▶ **Entries shown**:
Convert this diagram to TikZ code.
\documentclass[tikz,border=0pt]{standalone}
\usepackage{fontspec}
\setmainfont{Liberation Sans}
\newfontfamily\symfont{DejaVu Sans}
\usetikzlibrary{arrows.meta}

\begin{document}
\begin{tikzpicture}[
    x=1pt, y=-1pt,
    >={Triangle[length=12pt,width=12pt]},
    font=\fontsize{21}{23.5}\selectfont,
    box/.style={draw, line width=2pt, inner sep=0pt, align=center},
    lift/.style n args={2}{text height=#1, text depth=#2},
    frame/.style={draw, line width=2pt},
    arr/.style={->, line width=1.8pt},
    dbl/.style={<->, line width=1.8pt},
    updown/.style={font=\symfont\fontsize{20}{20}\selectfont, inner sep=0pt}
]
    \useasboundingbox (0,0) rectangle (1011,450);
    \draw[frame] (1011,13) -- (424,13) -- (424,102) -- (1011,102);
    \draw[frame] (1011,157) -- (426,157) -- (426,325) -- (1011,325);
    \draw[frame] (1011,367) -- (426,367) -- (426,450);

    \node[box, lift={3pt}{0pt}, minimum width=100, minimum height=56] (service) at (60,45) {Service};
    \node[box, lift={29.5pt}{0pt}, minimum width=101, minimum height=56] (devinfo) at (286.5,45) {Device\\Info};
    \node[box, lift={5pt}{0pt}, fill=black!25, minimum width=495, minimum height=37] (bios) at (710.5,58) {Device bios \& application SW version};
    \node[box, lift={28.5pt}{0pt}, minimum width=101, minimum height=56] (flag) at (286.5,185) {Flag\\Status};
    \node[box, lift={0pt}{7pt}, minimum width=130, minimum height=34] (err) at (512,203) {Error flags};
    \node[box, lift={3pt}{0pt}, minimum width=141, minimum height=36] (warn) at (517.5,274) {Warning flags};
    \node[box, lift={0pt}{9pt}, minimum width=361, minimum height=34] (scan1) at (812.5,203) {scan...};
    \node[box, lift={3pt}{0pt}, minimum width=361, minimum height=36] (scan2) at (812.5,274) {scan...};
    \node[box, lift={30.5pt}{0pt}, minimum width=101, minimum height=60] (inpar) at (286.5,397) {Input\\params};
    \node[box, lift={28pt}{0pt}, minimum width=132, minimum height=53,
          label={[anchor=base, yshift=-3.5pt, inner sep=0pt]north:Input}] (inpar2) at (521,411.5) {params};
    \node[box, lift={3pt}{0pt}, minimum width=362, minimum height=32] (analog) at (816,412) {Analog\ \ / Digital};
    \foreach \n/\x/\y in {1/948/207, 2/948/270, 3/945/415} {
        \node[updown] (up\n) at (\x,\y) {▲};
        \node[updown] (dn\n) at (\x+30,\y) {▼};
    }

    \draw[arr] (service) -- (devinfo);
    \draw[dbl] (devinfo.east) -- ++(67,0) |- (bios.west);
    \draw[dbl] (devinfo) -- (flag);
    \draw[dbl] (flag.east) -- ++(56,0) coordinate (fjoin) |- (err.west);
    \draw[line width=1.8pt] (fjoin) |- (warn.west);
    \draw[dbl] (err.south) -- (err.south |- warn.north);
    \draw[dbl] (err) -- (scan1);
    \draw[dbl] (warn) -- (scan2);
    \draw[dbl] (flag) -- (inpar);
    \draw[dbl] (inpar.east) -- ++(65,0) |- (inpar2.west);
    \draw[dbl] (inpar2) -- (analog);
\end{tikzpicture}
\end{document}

---

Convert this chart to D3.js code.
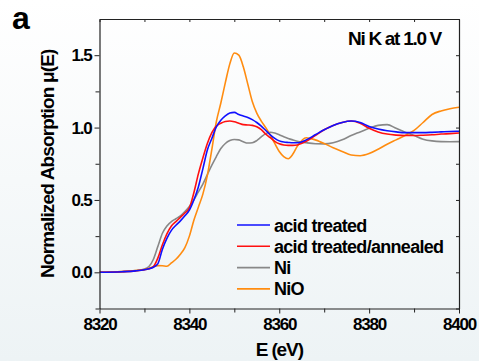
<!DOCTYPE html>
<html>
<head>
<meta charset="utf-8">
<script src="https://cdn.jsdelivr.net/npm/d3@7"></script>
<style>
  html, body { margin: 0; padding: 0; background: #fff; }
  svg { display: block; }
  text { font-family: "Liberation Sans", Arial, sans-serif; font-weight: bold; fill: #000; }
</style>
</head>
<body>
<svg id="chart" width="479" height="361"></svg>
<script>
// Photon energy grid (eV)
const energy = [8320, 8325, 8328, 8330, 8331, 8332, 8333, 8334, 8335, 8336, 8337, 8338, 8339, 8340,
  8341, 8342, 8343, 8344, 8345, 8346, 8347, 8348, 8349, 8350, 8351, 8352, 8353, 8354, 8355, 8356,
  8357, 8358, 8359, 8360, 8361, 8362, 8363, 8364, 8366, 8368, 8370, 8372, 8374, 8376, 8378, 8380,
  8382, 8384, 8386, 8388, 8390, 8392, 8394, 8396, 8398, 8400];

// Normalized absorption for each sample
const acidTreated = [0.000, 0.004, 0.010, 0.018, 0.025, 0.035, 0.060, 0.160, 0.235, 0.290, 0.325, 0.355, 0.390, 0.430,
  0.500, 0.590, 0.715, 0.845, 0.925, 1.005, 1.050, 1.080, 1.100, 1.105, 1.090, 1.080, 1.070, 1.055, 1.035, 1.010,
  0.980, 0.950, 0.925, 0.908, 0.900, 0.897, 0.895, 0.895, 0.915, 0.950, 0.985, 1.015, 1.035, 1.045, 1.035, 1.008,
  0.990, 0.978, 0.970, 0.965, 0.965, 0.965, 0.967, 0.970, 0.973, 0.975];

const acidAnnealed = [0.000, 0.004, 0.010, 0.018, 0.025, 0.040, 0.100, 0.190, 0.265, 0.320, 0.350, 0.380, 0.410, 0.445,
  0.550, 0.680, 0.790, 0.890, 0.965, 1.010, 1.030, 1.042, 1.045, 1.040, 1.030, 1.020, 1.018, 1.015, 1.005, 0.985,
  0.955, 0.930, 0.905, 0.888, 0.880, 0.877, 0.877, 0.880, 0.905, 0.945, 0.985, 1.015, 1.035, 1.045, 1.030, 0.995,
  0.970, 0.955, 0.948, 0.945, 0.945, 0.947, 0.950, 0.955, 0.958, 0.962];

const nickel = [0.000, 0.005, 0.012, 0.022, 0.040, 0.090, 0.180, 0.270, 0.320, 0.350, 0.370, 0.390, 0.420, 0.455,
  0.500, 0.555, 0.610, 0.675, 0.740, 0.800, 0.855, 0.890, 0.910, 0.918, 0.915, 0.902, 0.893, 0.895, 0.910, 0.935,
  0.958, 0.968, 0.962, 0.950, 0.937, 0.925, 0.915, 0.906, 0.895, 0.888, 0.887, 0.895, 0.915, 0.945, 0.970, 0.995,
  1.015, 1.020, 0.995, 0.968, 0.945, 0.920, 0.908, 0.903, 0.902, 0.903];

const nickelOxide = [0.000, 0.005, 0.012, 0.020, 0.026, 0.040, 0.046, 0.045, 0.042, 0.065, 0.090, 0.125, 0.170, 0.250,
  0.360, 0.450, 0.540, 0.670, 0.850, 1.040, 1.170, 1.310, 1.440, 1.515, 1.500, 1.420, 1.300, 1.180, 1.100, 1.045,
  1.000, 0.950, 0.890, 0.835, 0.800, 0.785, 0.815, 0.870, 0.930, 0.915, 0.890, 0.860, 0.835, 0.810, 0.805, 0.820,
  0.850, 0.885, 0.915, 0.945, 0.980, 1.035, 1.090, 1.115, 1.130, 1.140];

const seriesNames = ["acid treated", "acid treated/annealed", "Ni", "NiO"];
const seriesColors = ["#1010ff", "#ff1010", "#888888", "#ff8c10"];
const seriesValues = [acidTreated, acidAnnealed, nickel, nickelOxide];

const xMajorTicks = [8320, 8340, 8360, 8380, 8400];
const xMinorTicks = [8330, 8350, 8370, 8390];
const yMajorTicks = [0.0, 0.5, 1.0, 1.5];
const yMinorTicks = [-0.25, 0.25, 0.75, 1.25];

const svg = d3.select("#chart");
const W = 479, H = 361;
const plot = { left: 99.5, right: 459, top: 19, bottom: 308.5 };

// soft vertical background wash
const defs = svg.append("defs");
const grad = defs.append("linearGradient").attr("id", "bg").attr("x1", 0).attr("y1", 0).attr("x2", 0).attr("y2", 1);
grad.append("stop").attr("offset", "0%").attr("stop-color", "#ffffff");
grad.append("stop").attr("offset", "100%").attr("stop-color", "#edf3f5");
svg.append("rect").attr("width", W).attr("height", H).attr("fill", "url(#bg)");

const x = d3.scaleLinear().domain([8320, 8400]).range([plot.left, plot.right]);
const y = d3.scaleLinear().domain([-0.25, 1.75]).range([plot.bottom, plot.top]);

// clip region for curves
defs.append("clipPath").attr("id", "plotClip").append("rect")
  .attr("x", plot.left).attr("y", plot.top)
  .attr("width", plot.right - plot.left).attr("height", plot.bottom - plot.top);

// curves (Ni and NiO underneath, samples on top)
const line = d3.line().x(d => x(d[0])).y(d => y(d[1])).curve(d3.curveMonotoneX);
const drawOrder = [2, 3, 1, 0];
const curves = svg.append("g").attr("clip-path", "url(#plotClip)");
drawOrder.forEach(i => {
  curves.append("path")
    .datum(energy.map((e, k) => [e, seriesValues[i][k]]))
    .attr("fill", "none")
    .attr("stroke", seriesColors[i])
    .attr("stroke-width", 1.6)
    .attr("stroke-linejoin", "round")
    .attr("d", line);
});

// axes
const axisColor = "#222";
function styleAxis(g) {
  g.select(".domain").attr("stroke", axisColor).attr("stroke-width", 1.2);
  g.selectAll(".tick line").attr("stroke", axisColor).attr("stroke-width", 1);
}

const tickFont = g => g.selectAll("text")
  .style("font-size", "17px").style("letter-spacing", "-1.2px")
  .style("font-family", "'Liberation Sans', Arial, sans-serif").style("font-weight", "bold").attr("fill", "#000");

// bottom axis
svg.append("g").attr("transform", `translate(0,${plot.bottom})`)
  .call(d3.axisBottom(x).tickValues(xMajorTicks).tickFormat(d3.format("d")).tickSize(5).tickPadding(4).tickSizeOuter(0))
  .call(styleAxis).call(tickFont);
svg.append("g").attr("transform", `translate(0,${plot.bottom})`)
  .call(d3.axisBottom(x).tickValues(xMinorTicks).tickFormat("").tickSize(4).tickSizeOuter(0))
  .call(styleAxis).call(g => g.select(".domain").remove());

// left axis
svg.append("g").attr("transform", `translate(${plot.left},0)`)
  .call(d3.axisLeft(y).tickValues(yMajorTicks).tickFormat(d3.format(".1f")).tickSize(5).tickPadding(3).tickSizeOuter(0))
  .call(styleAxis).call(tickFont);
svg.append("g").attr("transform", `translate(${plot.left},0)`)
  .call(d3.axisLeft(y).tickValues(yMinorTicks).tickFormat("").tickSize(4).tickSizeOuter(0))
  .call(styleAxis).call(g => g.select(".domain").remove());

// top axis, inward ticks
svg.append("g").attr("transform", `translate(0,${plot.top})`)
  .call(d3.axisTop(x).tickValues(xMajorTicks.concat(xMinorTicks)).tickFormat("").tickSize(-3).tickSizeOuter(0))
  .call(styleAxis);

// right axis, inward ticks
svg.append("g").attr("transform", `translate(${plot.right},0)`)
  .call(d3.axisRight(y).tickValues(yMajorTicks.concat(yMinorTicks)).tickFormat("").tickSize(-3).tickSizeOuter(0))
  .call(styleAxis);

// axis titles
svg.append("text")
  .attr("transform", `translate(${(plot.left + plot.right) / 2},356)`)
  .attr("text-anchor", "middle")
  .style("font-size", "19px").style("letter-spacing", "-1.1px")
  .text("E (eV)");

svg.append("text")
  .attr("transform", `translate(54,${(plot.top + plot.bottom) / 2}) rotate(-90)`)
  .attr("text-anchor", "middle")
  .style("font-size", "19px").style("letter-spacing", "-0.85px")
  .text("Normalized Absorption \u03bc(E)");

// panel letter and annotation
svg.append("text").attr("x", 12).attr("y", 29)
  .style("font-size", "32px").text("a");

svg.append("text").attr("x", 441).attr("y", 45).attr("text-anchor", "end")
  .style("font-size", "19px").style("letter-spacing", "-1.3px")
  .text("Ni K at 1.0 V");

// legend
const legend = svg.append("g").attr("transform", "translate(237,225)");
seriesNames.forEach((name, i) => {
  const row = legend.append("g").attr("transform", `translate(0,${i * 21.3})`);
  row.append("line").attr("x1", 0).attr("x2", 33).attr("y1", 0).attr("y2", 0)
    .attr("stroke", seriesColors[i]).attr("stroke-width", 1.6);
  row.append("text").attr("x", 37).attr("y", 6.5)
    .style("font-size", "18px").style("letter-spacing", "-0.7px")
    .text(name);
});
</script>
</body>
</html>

▶ **Work to complete**:
Copy the lines above exactly, starting at the one with "Convert this chart to D3.js code." and ending at the one with "8382, 8384, 8386, 8388, 8390, 8392, 8394, 8396, 8398, 8400];", both included. Leave out any pictures and add nothing else.

▶ **Finished task**:
Convert this chart to D3.js code.
<!DOCTYPE html>
<html>
<head>
<meta charset="utf-8">
<script src="https://cdn.jsdelivr.net/npm/d3@7"></script>
<style>
  html, body { margin: 0; padding: 0; background: #fff; }
  svg { display: block; }
  text { font-family: "Liberation Sans", Arial, sans-serif; font-weight: bold; fill: #000; }
</style>
</head>
<body>
<svg id="chart" width="479" height="361"></svg>
<script>
// Photon energy grid (eV)
const energy = [8320, 8325, 8328, 8330, 8331, 8332, 8333, 8334, 8335, 8336, 8337, 8338, 8339, 8340,
  8341, 8342, 8343, 8344, 8345, 8346, 8347, 8348, 8349, 8350, 8351, 8352, 8353, 8354, 8355, 8356,
  8357, 8358, 8359, 8360, 8361, 8362, 8363, 8364, 8366, 8368, 8370, 8372, 8374, 8376, 8378, 8380,
  8382, 8384, 8386, 8388, 8390, 8392, 8394, 8396, 8398, 8400];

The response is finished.